How To Transfer an Image Onto The Plate
If you have a laser print, you can iron it right onto the plate (consult the directions that come with the plate). I have an inkjet printer, so I used the old pencil method. Trace the back of the paper over the lines, then flip it over and trace it again over the plate. This transfers pencil lines onto the plate. I suggest taking you time here, because if you rush, like you’re tempted to, you’ll end up with a crappy image, and then you’ll get all mad and whip the plate against the wall, storm out and catch the next bus to Peoria and become a tragic, washed-up false eyelash applier.
Start cutting with the tool, using the more narrow blade. I found it easiest to do in between the rainbow lines in (mostly) 1 steady, very slow cut. After these are done, you can cut around the shape of the rainbow with a craft knife, then switch to the bigger blade to cut away the surface around the rainbow.
You will want to test the stamp with your ink pad and a scrap piece of paper a few times for any areas that are too raised, and then you can go back in and cut them away. The beauty of this is that you have a page full of rainbows to experiment with. I love the way hand-cut stamps look; reminiscent of wood block prints with their uneven, carved lines.

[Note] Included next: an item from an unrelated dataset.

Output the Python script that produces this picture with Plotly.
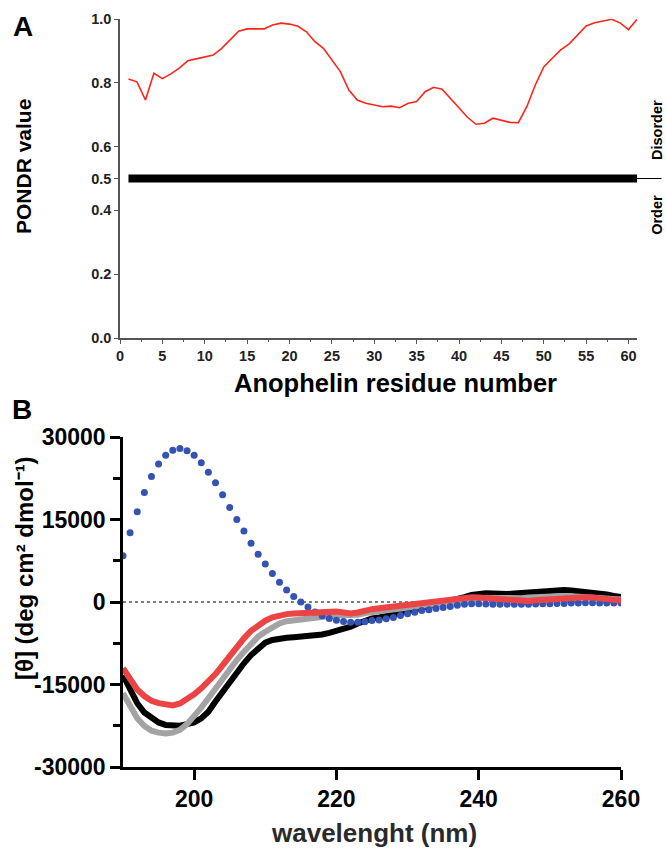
import plotly.graph_objects as go

# ---------------- Panel A data (PONDR) ----------------
residues = list(range(1, 62))
pondr = [0.812, 0.803, 0.746, 0.830, 0.813, 0.828, 0.846, 0.869, 0.875, 0.880,
         0.887, 0.908, 0.936, 0.962, 0.969, 0.969, 0.969, 0.981, 0.987, 0.984,
         0.977, 0.960, 0.929, 0.908, 0.871, 0.835, 0.777, 0.746, 0.736, 0.730,
         0.725, 0.727, 0.722, 0.736, 0.741, 0.772, 0.786, 0.780, 0.751, 0.720,
         0.692, 0.670, 0.673, 0.689, 0.683, 0.676, 0.675, 0.725, 0.793, 0.850,
         0.877, 0.903, 0.922, 0.950, 0.978, 0.988, 0.994, 0.999, 0.988, 0.967,
         0.999]
threshold_x = [1, 61]
threshold_y = [0.5, 0.5]
a_yticks = [0.0, 0.2, 0.4, 0.5, 0.6, 0.8, 1.0]
a_yticktext = ["0.0", "0.2", "0.4", "0.5", "0.6", "0.8", "1.0"]
a_xticks = list(range(0, 61, 5))

# ---------------- Panel B data (CD spectra) ----------------
wavelength = list(range(190, 261))
cd_blue = [8400, 12600, 16400, 19900, 22800, 25100, 26700, 27600, 27900, 27500,
           26700, 25300, 23600, 21700, 19500, 17200, 15000, 12900, 10700, 8700,
           6900, 5200, 3600, 2200, 1000, 0, -900, -1800, -2500, -3000,
           -3300, -3550, -3700, -3700, -3600, -3350, -3250, -3050, -2800, -2450,
           -2150, -1850, -1550, -1400, -1200, -1000, -800, -600, -400, -300,
           -300, -350, -400, -400, -400, -400, -400, -400, -350, -300,
           -300, -250, -250, -200, -200, -150, -150, -200, -200, -200,
           -180]
cd_black = [-13300, -16000, -18400, -20100, -21100, -21900, -22350, -22550, -22500, -22200,
            -21900, -21150, -19950, -18100, -16300, -14500, -12700, -11150, -9650, -8400,
            -7400, -6900, -6600, -6500, -6400, -6300, -6250, -6100, -5900, -5600,
            -5300, -4900, -4500, -3900, -3300, -3000, -2800, -2600, -2300, -2000,
            -1700, -1400, -1100, -800, -500, -200, 200, 500, 900, 1300,
            1550, 1600, 1550, 1450, 1450, 1550, 1650, 1750, 1900, 2050,
            2200, 2250, 2200, 2100, 2000, 1850, 1700, 1500, 1350, 1100,
            900]
cd_gray = [-16600, -19000, -21150, -22550, -23400, -23750, -23900, -23750, -23250, -22200,
           -20850, -19200, -17500, -15700, -14000, -12250, -10550, -9050, -7500, -6300,
           -5400, -4500, -3900, -3500, -3300, -3150, -3000, -2800, -2650, -2550,
           -2450, -2450, -2500, -2300, -2000, -1800, -1600, -1450, -1300, -1150,
           -1000, -850, -700, -550, -400, -200, 0, 250, 450, 600,
           700, 750, 750, 700, 650, 650, 700, 800, 900, 1000,
           1050, 1100, 1100, 1050, 1000, 950, 850, 750, 650, 550,
           450]
cd_red = [-12050, -14200, -15900, -17100, -17950, -18400, -18700, -18800, -18450, -17700,
          -16800, -15700, -14500, -13100, -11500, -9800, -8100, -6600, -5250, -4200,
          -3400, -2800, -2400, -2200, -2100, -2050, -2000, -1850, -1700, -1700,
          -1750, -1900, -2100, -1900, -1500, -1300, -1150, -1000, -850, -700,
          -550, -400, -250, -100, 150, 400, 600, 750, 850, 850,
          800, 700, 550, 450, 350, 200, 150, 200, 300, 400,
          500, 550, 650, 750, 800, 850, 800, 650, 550, 400,
          250]
b_yticks = [-30000, -15000, 0, 15000, 30000]
b_yticktext = ["-30000", "-15000", "0", "15000", "30000"]
b_xticks = [200, 220, 240, 260]

W, H = 666, 851
FONT = "Liberation Sans, Arial, Helvetica, sans-serif"


def px(x):
    return x / W


def py(y):
    return 1 - y / H


fig = go.Figure()

# Panel A
fig.add_trace(go.Scatter(x=threshold_x, y=threshold_y, mode="lines",
                         line=dict(color="black", width=8),
                         xaxis="x", yaxis="y", showlegend=False, hoverinfo="skip"))
fig.add_trace(go.Scatter(x=residues, y=pondr, mode="lines",
                         line=dict(color="#ff2419", width=1.6),
                         xaxis="x", yaxis="y", showlegend=False))

# Panel B
fig.add_trace(go.Scatter(x=[wavelength[0], wavelength[-1]], y=[0, 0], mode="lines",
                         line=dict(color="black", width=1.2, dash="dot"),
                         xaxis="x2", yaxis="y2", showlegend=False, hoverinfo="skip"))
fig.add_trace(go.Scatter(x=wavelength, y=cd_black, mode="lines",
                         line=dict(color="black", width=6),
                         xaxis="x2", yaxis="y2", showlegend=False))
fig.add_trace(go.Scatter(x=wavelength, y=cd_gray, mode="lines",
                         line=dict(color="#a3a3a6", width=6),
                         xaxis="x2", yaxis="y2", showlegend=False))
fig.add_trace(go.Scatter(x=wavelength, y=cd_blue, mode="markers",
                         marker=dict(color="#3553b3", size=7),
                         xaxis="x2", yaxis="y2", showlegend=False))
fig.add_trace(go.Scatter(x=wavelength, y=cd_red, mode="lines",
                         line=dict(color="#ec4444", width=6),
                         xaxis="x2", yaxis="y2", showlegend=False))

axA = dict(showline=True, linecolor="#555555", linewidth=1.5, showgrid=False, zeroline=False,
           ticks="outside", ticklen=4, tickwidth=1.2, tickcolor="#555555",
           tickfont=dict(family=FONT, size=14.5, color="#222222", weight="bold"),
           automargin=False, layer="above traces")
axB = dict(showline=True, linecolor="black", linewidth=2.5, showgrid=False, zeroline=False,
           ticks="outside", ticklen=10, tickwidth=2.5, tickcolor="black",
           tickfont=dict(family=FONT, size=23, color="black", weight="bold"),
           automargin=False, layer="above traces")

fig.update_layout(
    width=W, height=H,
    margin=dict(l=0, r=0, t=0, b=0, pad=0),
    paper_bgcolor="white", plot_bgcolor="white",
    xaxis=dict(axA, domain=[px(120), px(637)], range=[0, 61], anchor="y",
               tickvals=a_xticks,
               minor=dict(dtick=2.5, tick0=0, ticks="outside", ticklen=2.5,
                          tickcolor="#555555", tickwidth=1)),
    yaxis=dict(axA, domain=[py(338), py(19)], range=[0, 1.0], anchor="x",
               tickvals=a_yticks, ticktext=a_yticktext),
    xaxis2=dict(axB, domain=[px(123), px(621)], range=[190, 260], anchor="y2",
                tickvals=b_xticks),
    yaxis2=dict(axB, domain=[py(767), py(437)], range=[-30000, 30000], anchor="x2",
                tickvals=b_yticks, ticktext=b_yticktext,
                minor=dict(dtick=7500, tick0=0, ticks="outside", ticklen=7,
                           tickcolor="black", tickwidth=2.5)),
)


def label(x, y, text, size, angle=0, color="black", xref="paper", yref="paper"):
    return dict(x=x, y=y, xref=xref, yref=yref, text=text, showarrow=False,
                textangle=angle, xanchor="center", yanchor="middle", borderpad=0,
                font=dict(family=FONT, size=size, color=color))


ann = []
# threshold extension beyond the axis end
ann.append(dict(x=61, y=0.5, xref="x", yref="y", ax=26, ay=0, text="",
                showarrow=True, arrowhead=0, arrowwidth=1.2, arrowcolor="black",
                standoff=0, startstandoff=0))
ann.append(label(px(657), 0.652, "<b>Disorder</b>", 14.5, -90, yref="y"))
ann.append(label(px(657), 0.386, "<b>Order</b>", 14.5, -90, yref="y"))
# panel letters
ann.append(label(px(23), py(27), "<b>A</b>", 28))
ann.append(label(px(22), py(409), "<b>B</b>", 28))
# axis titles
ann.append(label(px(23), py(167), "<b>PONDR value</b>", 21, -90))
ann.append(label(px(395), py(383), "<b>Anophelin residue number</b>", 25.5))
ann.append(label(px(24), py(568), "<b>[θ] (deg cm² dmol⁻¹)</b>", 24, -90))
ann.append(label(px(374), py(833), "<b>wavelenght (nm)</b>", 26, color="#2a2a2a"))
fig.update_layout(annotations=ann)

fig.write_html("out.html", config={"displayModeBar": False},
               post_script="document.body.style.margin='0';document.body.style.overflow='hidden';")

A first I used permanent markers in different combinations, drawing 1 line of color in between each set of grey rainbow lines. Practice with the markers- my first few rainbows looked like I had just downed a pot of coffee. I finally found it easier to start the marker line, and then rotate the paper as I drew so I could see where I was going.
The pastel markers looked the best with the grey ink, and I actually liked the way the stamp looked without any color added in. Next, I tried black ink. It stood up to the bolder colors better. I also tried colored pencils in some of the rainbows, and they are more subtle and easier to control when you are coloring in such a small space.